Written exercise —
Filter these entries so that only lines with the word "matplotlib" remain.

Dataset extract —
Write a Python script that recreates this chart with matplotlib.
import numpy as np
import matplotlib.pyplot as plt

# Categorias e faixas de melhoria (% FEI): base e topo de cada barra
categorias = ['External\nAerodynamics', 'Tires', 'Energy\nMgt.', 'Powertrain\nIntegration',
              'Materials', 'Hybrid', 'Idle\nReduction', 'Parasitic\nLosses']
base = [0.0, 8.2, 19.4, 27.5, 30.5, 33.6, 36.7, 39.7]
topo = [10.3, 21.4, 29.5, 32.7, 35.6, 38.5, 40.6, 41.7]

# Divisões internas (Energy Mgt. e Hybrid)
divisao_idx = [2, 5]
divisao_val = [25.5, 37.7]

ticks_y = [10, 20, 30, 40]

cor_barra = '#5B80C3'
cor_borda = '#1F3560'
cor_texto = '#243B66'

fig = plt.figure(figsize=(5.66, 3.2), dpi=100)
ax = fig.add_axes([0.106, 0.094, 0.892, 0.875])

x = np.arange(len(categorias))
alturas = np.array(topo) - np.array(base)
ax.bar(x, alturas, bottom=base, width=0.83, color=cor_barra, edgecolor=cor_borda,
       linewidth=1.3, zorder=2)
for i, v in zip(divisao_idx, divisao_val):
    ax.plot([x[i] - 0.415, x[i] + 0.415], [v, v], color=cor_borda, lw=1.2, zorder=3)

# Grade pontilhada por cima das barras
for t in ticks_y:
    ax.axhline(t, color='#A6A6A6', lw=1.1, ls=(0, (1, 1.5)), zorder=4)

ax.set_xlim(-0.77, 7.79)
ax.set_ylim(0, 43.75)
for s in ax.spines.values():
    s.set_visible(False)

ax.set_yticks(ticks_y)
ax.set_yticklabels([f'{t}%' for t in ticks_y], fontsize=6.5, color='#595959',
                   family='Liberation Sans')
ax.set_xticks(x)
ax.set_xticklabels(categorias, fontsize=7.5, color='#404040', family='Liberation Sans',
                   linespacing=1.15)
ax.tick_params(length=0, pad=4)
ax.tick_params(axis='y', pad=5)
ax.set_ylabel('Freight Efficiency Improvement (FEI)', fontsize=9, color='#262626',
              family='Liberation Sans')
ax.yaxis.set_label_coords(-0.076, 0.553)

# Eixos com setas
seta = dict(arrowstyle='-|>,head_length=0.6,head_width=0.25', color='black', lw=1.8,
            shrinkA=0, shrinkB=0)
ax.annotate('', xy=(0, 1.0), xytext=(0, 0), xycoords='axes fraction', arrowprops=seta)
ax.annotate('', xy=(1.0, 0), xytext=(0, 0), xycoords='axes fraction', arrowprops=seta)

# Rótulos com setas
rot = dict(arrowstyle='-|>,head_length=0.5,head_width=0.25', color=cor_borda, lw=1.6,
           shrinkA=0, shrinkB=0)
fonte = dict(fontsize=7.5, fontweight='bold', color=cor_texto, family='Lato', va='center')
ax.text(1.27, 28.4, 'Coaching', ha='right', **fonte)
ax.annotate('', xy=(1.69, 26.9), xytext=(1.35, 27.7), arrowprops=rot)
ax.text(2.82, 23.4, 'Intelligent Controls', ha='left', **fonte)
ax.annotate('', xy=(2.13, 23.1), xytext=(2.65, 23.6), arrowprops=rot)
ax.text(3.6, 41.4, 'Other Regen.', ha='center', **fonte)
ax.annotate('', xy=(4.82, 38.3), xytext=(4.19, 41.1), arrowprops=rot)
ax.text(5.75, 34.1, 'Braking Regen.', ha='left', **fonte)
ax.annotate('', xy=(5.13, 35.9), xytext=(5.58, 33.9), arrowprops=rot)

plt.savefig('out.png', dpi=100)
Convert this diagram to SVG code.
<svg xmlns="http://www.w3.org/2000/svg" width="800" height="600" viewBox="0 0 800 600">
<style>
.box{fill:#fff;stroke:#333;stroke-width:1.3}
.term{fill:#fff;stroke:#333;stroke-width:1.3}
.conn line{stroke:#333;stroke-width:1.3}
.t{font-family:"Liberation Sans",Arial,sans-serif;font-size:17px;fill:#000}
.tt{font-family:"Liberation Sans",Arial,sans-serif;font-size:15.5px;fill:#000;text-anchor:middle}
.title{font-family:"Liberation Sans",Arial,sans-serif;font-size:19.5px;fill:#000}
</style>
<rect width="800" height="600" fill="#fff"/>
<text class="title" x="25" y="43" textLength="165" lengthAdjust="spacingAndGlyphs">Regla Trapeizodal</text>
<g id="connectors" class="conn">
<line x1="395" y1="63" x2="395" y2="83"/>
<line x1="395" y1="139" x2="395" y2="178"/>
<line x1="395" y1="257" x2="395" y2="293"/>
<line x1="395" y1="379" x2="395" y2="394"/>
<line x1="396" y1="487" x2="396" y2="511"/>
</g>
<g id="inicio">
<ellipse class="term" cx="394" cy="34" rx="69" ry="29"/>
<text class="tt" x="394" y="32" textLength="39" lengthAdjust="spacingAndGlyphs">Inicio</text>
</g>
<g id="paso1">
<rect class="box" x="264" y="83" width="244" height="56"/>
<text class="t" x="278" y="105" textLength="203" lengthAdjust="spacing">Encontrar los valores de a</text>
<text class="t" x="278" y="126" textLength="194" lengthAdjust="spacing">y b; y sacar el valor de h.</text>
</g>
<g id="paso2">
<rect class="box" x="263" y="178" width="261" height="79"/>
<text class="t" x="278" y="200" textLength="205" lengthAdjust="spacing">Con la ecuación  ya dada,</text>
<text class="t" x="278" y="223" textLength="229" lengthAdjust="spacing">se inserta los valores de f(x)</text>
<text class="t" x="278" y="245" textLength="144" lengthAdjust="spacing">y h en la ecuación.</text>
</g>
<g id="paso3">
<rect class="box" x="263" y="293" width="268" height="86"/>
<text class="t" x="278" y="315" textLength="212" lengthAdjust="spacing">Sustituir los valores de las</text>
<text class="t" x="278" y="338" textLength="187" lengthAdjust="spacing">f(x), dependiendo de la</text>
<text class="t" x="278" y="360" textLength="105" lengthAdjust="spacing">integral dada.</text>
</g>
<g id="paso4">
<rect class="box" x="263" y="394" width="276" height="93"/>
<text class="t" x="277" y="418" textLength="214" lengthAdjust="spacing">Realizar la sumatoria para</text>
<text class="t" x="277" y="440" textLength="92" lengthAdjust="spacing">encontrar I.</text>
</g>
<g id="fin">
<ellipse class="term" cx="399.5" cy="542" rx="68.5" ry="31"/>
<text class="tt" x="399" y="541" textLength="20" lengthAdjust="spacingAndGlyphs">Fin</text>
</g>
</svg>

Solution for this task —
Write a Python script that recreates this chart with matplotlib.
import matplotlib.pyplot as plt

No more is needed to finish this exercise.